The Bank of England is expected to cut interest rates from 4.25% to 4.00% in an upcoming meeting, marking the fifth reduction since August 2024. This decision comes in response to rising unemployment and challenges posed by global trade tensions, particularly due to new tariffs imposed by the U.S. government.
Key Points
- Economic Context: The UK economy has seen a contraction with a reported decline of 0.1% in May, raising concerns about growth. Unemployment has also risen, reaching 4.7%, indicating a weakening job market.
- Impact on Borrowers: A lower interest rate is expected to reduce mortgage costs and borrowing expenses for businesses, potentially stimulating economic activity.
- Inflation Pressures: While inflation stands at 3.6%, above the Bank of England target of 2%, the Bank aims to balance supporting growth with controlling inflationary pressures.
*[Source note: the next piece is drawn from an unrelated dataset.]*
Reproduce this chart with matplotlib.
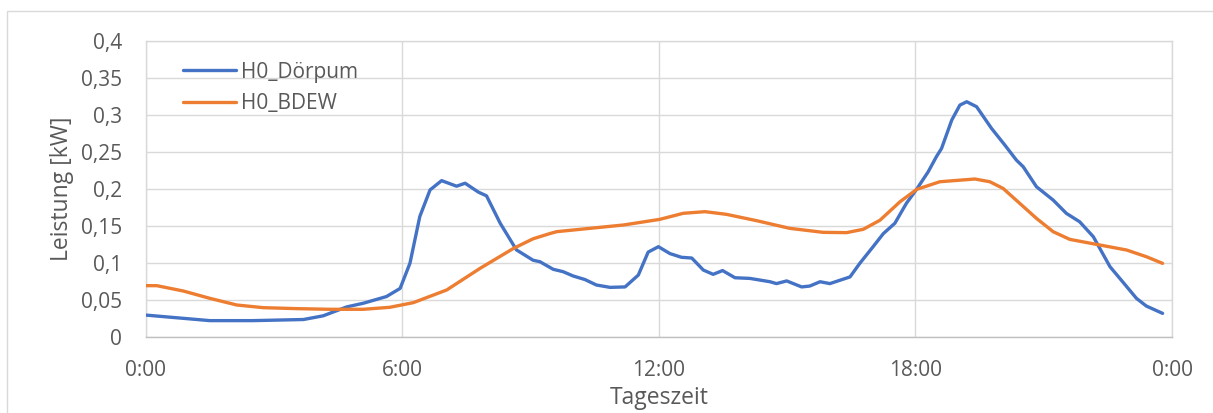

- Market Predictions: Financial markets anticipate further cuts before the end of the year, indicating a cautious outlook for economic recovery.
- Future Outlook: The Monetary Policy Committee is under pressure to provide forecasts that reflect the ongoing economic challenges, including the risks of stagflation—low growth alongside high inflation.
Implications of the Bank of England Base Rate Cut for Creditors and Debt Recovery
The Bank of England’s decision to lower the base rate to 4.00% will have far-reaching implications, not only for borrowers but also for creditors seeking to recover outstanding debts. In particular, those operating under the Late Payment of Commercial Debts (Interest) Act 1998 will need to take into account the changing financial landscape.
Reduced Statutory Interest for Late Payments
The statutory interest rate that creditors can charge for late commercial payments is calculated as 8% above the Bank of England base rate. With the base rate falling, this means the total interest that can be applied to overdue invoices is now effectively capped at 12.00%, down from 12.25%. While this remains a significant deterrent against late payment, it represents a slight reduction in the potential interest earnings for businesses pursuing debts.
Creditors should therefore be aware that each base rate cut by the Bank of England directly lowers the amount of statutory interest they are entitled to charge on late payments. If further rate cuts occur as anticipated by financial markets, the statutory interest margin could decline even more, slightly reducing the financial incentive or compensation for delayed payments.
Improved Cash Flow May Help Reduce Aged Debts
On the positive side, lower interest rates tend to stimulate economic activity and improve cash flow for businesses and individuals. Cheaper borrowing costs may enable more companies to meet their existing financial obligations, including overdue invoices. For creditors, this could result in a higher rate of successful debt recovery and shorter collection times, even if the interest collected is slightly lower.
This change could be particularly beneficial for debt collection agencies and legal service providers, as more clients may seek to pursue recovery while debtor cash flow conditions improve. Moreover, debtors may be more willing to engage with repayment plans or settle balances if they are experiencing reduced financial strain.
Navigating Debt Collection During Economic Transition
While the Bank of England base rate is primarily a tool to steer inflation and economic growth, it also serves as a critical benchmark for interest entitlements in commercial contracts and debt recovery processes. Creditors, solicitors, and collection professionals should monitor upcoming decisions by the Monetary Policy Committee (MPC) closely, as future rate adjustments will continue to affect recovery strategies, timelines, and profitability.
Conclusion
The current economic context—marked by rising unemployment, modest GDP contraction, and persistent inflation—adds to the complexity. This situation illustrates the delicate balance the Bank faces as it navigates economic uncertainty while trying to stimulate growth.
While some debtors may remain under pressure, the overall expectation is for incremental improvements in liquidity across sectors, especially if rate cuts persist through the end of the year.